● **WHAT IS BEING ASKED**
Pick out every line in the data below that holds "this".

● **RECORDS PROVIDED**

--*--

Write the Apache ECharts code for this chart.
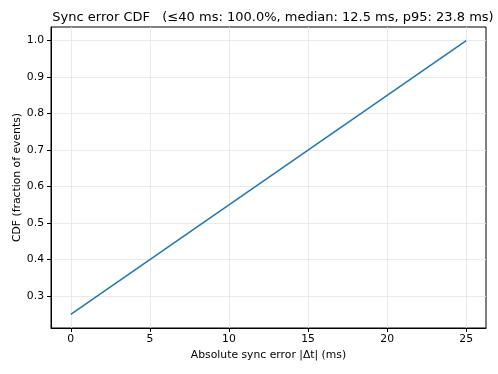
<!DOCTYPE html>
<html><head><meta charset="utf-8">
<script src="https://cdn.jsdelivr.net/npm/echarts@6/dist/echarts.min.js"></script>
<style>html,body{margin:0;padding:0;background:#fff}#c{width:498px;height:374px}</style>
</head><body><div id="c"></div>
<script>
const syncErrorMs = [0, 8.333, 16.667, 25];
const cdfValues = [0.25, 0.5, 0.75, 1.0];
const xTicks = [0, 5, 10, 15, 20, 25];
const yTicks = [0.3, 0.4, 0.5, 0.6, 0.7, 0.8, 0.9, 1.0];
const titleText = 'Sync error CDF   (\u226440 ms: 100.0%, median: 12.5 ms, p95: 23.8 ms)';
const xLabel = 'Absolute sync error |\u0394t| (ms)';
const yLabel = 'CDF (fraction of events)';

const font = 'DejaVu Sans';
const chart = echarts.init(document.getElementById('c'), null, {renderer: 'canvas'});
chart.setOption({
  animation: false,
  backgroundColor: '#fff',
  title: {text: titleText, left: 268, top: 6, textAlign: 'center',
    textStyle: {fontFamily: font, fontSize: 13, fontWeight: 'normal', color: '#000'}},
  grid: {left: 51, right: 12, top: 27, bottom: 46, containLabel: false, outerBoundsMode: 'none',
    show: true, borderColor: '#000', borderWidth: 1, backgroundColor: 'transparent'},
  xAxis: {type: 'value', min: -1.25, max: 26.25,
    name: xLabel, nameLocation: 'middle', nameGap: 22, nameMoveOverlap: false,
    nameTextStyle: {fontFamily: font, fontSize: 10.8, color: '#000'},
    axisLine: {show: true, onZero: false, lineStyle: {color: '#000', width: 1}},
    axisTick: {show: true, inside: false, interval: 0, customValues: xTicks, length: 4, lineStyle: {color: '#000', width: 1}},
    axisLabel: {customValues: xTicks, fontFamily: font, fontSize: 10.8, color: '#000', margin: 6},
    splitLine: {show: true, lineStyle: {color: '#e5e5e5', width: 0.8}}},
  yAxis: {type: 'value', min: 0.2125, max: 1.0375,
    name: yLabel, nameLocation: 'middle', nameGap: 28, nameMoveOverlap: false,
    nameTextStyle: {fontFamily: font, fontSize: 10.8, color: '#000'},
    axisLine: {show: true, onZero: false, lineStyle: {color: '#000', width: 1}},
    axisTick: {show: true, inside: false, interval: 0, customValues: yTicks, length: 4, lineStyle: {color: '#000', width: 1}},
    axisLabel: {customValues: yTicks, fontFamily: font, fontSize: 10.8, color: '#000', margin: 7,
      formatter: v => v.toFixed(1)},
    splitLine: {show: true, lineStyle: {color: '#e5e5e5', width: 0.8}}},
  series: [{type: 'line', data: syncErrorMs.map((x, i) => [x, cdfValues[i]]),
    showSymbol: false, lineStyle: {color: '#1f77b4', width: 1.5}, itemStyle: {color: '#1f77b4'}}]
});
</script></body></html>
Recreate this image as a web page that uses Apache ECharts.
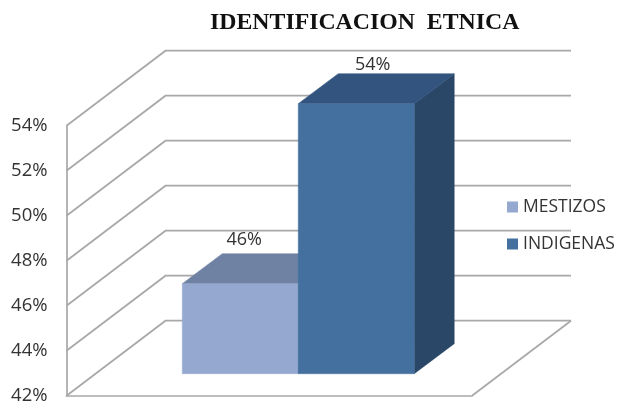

--*--

● **EXPECTED OUTPUT**
Write the Apache ECharts code for this chart.
Recreate this image as a web page that uses Apache ECharts.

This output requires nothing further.